**EXERCISE TASK:**
Search the listing for "chart" and copy every line where it appears.

[START EXTRACTED DATA]

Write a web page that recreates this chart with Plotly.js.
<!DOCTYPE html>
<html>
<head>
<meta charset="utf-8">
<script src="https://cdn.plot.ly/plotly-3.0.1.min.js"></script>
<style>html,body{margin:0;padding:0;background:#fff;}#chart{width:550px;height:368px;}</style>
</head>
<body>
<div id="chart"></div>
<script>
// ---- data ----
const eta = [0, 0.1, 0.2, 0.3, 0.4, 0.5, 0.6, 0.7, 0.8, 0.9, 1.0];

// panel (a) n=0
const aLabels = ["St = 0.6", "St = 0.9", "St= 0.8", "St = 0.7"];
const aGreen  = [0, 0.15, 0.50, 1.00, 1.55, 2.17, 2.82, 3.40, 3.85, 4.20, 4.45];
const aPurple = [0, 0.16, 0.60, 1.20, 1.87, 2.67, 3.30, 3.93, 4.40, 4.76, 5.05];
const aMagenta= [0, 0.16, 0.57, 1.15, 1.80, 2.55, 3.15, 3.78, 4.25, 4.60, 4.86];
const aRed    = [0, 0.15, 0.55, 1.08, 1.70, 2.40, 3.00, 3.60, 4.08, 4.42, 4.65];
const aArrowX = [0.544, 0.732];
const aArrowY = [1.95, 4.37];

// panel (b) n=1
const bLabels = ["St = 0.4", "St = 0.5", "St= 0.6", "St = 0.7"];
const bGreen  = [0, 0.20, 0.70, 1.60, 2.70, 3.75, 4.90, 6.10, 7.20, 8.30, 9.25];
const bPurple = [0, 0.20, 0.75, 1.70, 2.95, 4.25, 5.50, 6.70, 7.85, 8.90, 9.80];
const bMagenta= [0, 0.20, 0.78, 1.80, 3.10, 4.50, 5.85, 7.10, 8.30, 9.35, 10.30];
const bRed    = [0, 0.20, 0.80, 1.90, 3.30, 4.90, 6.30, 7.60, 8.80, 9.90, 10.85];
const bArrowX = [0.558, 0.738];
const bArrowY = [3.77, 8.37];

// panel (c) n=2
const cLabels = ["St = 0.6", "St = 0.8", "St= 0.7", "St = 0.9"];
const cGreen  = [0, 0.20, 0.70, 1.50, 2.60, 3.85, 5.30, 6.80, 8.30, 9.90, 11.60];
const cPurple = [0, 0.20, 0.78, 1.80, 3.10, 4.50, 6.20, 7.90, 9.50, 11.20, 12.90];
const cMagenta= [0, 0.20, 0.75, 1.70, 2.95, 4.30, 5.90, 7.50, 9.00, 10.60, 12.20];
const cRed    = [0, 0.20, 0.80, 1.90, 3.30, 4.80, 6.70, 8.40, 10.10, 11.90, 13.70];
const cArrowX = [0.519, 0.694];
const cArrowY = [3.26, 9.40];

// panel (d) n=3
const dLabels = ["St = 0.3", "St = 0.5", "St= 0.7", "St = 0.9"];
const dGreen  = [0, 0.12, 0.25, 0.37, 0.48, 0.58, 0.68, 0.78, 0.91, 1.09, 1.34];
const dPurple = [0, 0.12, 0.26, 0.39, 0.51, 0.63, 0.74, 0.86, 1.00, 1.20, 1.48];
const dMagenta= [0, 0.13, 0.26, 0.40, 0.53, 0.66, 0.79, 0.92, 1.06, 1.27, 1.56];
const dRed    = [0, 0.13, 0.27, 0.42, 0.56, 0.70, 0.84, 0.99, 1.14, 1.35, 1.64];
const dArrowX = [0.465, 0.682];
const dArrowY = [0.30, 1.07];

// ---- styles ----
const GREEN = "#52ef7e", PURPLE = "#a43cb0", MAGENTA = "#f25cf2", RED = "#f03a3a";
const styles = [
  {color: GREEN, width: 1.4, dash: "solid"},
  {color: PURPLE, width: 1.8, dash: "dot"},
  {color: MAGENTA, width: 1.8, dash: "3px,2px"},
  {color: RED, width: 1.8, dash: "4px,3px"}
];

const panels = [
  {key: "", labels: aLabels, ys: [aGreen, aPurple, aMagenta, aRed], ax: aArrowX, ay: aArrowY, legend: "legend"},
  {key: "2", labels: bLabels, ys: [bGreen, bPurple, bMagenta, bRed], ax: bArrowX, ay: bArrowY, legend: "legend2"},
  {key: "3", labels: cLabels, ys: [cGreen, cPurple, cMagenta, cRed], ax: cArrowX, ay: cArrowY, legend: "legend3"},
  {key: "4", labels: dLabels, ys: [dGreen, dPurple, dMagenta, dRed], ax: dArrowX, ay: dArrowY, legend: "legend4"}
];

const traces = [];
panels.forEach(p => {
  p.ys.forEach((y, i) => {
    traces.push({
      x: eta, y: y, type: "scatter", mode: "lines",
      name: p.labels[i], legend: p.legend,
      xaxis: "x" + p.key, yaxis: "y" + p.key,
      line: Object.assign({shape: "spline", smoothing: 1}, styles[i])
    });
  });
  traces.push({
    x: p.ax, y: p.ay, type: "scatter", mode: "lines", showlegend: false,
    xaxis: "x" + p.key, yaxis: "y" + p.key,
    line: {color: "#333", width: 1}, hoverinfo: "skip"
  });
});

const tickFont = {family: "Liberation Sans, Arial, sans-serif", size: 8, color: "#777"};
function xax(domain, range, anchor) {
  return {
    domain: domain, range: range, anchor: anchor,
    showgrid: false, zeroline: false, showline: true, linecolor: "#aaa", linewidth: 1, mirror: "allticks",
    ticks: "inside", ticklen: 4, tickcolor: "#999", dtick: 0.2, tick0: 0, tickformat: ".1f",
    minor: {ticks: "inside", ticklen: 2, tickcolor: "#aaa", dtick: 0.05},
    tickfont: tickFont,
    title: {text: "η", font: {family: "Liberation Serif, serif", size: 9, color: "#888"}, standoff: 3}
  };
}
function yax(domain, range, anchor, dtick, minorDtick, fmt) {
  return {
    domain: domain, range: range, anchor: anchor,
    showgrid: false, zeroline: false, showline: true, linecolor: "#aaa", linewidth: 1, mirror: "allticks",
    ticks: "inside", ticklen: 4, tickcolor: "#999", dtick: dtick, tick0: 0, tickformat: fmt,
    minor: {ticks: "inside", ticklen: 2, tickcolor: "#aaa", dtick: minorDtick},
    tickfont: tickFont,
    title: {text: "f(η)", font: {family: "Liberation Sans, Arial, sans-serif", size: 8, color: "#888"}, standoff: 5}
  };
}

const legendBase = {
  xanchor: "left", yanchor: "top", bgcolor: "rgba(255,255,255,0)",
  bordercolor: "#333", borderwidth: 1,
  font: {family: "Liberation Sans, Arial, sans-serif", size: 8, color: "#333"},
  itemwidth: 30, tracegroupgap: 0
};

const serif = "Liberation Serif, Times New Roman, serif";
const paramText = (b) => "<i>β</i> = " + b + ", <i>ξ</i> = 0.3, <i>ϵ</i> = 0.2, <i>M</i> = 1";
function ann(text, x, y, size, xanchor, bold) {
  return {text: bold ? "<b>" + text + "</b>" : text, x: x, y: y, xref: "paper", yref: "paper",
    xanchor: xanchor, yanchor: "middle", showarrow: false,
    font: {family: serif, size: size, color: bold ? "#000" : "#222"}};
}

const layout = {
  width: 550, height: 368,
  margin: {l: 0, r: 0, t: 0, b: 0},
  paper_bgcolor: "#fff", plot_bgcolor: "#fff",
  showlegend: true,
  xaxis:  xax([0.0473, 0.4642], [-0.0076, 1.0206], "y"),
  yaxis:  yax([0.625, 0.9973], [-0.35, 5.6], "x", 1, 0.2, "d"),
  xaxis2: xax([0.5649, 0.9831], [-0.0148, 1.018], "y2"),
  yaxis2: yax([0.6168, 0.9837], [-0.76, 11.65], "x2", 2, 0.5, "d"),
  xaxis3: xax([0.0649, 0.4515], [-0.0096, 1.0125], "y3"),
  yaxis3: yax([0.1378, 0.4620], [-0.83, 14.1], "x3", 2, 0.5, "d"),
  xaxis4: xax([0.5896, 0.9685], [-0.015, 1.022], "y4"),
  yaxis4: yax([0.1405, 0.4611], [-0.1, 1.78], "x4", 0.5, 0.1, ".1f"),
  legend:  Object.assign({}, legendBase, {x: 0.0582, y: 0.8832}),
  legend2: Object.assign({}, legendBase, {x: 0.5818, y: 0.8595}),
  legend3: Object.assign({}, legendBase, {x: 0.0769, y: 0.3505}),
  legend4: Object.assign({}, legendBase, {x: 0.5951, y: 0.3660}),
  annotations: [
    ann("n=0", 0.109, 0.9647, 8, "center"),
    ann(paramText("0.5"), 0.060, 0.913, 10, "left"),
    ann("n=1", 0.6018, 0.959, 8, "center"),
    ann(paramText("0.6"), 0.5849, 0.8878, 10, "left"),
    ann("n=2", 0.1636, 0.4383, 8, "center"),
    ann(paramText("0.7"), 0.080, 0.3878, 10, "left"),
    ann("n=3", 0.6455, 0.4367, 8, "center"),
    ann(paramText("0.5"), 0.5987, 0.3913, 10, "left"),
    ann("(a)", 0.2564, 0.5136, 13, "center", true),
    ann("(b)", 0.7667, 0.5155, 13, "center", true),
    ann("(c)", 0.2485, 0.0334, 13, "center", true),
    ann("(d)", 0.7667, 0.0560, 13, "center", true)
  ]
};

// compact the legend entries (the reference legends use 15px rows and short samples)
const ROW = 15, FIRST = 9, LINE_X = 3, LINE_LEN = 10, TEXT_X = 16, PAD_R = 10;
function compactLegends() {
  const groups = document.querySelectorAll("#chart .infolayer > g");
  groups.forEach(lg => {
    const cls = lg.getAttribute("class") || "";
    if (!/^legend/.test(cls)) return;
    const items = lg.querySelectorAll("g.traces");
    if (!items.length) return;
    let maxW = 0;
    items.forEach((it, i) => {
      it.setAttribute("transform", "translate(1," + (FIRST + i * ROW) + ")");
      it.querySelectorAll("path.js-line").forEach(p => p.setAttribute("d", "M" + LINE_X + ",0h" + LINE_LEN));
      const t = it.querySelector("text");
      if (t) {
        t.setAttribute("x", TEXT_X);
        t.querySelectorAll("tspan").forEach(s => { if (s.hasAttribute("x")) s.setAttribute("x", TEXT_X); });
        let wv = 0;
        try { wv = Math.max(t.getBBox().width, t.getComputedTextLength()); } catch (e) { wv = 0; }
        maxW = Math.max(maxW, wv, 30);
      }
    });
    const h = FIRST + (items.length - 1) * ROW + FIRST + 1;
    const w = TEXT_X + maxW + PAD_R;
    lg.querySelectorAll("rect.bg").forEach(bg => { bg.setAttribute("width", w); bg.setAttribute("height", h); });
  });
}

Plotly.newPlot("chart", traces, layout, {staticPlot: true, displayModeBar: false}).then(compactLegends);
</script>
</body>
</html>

[END EXTRACTED DATA]
[START EXTRACTED DATA]

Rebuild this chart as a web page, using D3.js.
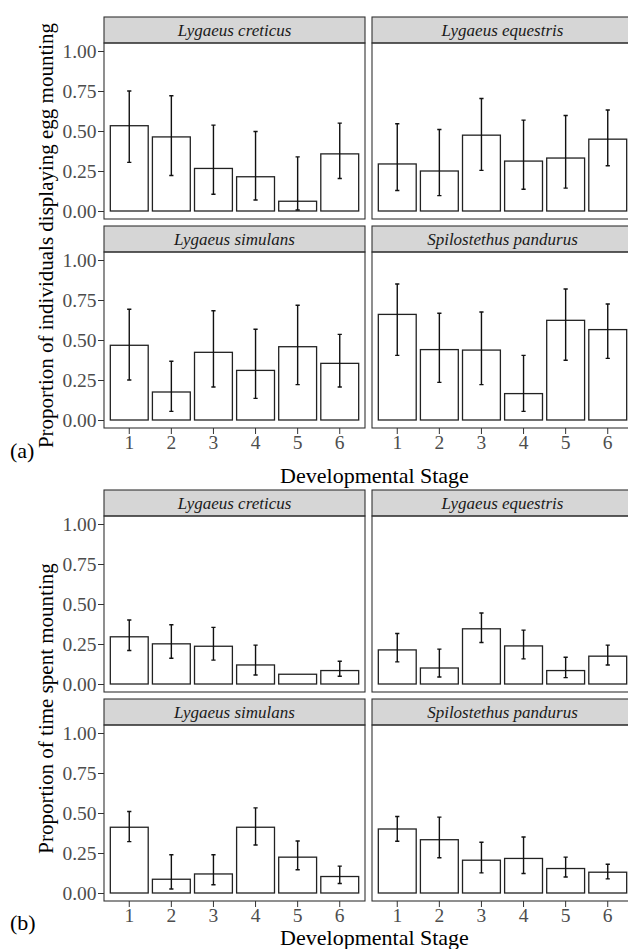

[END EXTRACTED DATA]

**TASK ANSWER:**
Write a web page that recreates this chart with Plotly.js.
<style>html,body{margin:0;padding:0;background:#fff;}#chart{width:550px;height:368px;}</style>
<div id="chart"></div>
  const groups = document.querySelectorAll("#chart .infolayer > g");
Plotly.newPlot("chart", traces, layout, {staticPlot: true, displayModeBar: false}).then(compactLegends);
Rebuild this chart as a web page, using D3.js.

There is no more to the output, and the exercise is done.